Secondo Alessandra Kersevan il problema deriva anche dalla confusione fra l’atteggiamento quotidiano benevolo con le popolazioni occupate, osservato da gran parte dei nostri soldati nelle pause tra le operazioni belliche e il loro comportamento nei cicli operativi antipartigiani o nei rastrellamenti, nelle retate e deportazioni, sia pure su ordine delle autorità militari e politiche.
Nei Balcani occupati, come nelle colonie africane, adottarono condotte simili a quelle di tutti gli eserciti aggressori della storia, esercitando:
“Con estrema violenza, rappresaglie, saccheggi, eccidi non solo dei combattenti ma di intere popolazioni”.
Non fa molta differenza essere arrestato, maltrattato, internato, torturato, impiccato, fucilato, da aguzzini che di solito si comportano in maniera “simpatica”.
Per i lager italiani, è stato analizzato un periodo più lungo, a partire dagli ultimi anni dell’800, con il diffondersi nella classe dirigente italiana di un pregiudizio antislavo che avrebbe fatto da presupposto ideologico prima alla repressione delle minoranze slovena e croata, poi alla guerra e alle efferatezze compiute in nome della “superiore civiltà italiana”.
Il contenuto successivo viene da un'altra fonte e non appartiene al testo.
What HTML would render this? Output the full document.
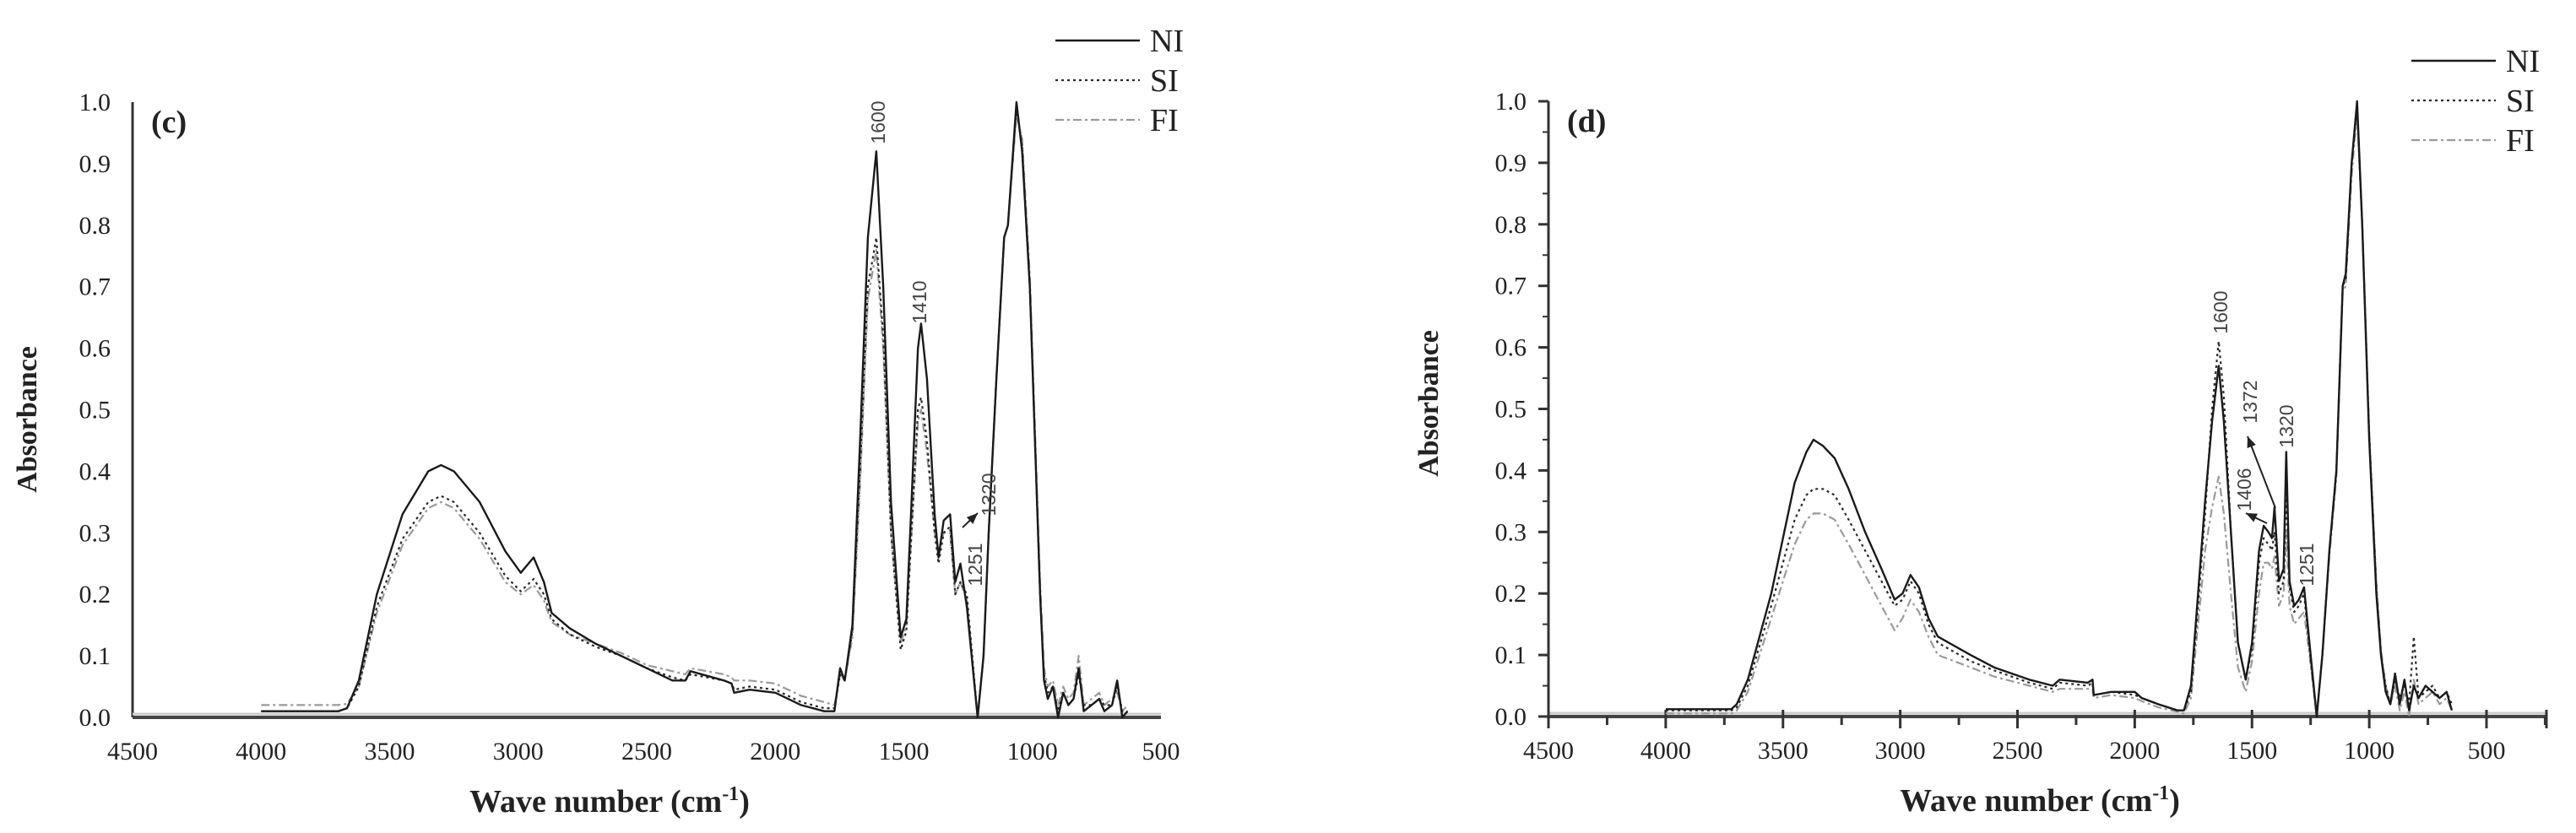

Fonti di varia natura: dagli archivi dell’esercito e del Ministero dell’Interno alle memorie di ex militari italiani, in più, testimonianze di internati sopravvissuti e un apparato fotografico. Gli atti sono contestualizzati e messi a confronto, per far sì che le ricostruzioni delle condizioni di vita e delle vicende nei campi possano sempre basarsi su più tipi di documenti, a conferma o smentita reciproca.
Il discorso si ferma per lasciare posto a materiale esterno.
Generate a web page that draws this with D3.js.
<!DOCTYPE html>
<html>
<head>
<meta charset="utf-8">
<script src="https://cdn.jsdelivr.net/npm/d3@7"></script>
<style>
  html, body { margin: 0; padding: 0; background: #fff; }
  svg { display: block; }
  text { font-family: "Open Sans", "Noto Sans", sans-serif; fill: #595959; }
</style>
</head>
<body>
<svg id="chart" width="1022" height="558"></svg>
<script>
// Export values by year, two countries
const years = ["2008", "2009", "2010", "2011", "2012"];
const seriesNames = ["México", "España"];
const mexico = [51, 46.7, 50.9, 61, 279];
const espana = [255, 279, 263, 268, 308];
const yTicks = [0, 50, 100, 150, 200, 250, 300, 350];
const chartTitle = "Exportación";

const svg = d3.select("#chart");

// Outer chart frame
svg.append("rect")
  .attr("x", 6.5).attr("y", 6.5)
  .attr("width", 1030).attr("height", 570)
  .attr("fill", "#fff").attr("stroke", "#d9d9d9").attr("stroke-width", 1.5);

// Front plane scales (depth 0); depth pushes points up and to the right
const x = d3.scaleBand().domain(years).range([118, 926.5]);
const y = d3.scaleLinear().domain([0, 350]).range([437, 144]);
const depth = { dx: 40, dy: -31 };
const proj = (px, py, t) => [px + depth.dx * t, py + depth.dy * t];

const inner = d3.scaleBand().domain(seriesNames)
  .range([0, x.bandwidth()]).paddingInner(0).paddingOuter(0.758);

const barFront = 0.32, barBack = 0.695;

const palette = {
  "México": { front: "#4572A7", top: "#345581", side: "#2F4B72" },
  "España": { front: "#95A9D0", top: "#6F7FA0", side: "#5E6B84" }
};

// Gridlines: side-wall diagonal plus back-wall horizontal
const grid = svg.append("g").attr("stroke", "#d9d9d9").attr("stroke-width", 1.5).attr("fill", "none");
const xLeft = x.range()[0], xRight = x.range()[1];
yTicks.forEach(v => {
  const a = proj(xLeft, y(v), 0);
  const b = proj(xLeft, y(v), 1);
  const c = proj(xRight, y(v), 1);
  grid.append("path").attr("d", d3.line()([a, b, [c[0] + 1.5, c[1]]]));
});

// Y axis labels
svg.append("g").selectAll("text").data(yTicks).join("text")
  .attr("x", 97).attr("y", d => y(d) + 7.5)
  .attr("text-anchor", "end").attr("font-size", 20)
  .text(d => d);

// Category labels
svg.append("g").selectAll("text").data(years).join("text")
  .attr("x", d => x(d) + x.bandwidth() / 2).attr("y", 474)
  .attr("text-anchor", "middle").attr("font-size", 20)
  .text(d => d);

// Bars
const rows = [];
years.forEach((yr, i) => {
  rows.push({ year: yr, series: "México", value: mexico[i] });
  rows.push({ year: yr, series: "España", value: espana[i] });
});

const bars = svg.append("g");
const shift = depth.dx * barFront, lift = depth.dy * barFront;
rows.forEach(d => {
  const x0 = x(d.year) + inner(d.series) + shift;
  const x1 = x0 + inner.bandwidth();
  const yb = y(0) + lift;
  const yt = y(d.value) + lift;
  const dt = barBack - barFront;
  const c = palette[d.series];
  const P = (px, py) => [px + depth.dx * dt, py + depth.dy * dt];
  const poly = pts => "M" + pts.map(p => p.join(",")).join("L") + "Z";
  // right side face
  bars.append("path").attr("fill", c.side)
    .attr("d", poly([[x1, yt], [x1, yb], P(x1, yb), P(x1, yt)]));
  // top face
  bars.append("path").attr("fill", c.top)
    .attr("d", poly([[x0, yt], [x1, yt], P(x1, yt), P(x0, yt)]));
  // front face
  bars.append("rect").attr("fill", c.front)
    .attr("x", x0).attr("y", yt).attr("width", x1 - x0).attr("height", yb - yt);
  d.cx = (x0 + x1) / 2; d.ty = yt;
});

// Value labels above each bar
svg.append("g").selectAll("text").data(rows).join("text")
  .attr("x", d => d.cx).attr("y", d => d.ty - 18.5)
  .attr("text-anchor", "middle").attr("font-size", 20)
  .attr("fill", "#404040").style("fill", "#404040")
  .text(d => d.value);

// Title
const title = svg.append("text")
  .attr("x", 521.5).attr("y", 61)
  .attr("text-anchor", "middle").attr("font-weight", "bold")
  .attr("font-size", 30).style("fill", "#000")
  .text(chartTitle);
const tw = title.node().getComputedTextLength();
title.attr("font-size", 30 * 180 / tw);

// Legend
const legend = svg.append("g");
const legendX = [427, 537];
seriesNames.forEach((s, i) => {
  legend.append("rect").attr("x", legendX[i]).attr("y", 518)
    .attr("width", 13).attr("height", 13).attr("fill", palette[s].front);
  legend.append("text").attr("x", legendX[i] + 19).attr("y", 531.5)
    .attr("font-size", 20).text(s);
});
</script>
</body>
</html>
Alessandra Kersevan, insegnante di lettere nella scuola media fino al 1992, attiva ricercatrice storica, si è sempre interessata di territorio, cultura, musica e lingue friulane. Da anni si dedica allo studio del Novecento nelle terre del confine orientale. Nel 1995 ha pubblicato Porzûs. Dialoghi sopra un processo da rifare, dedicato a una delle più controverse vicende della Resistenza italiana.
Nel 2003 è stata la volta di Un campo di concentramento fascista. Gonars 1942-1943, per conto del Comune friulano. È contitolare con il marito di una casa editrice e coordina la collana “Resistenzastorica” delle edizioni Kappa Vu.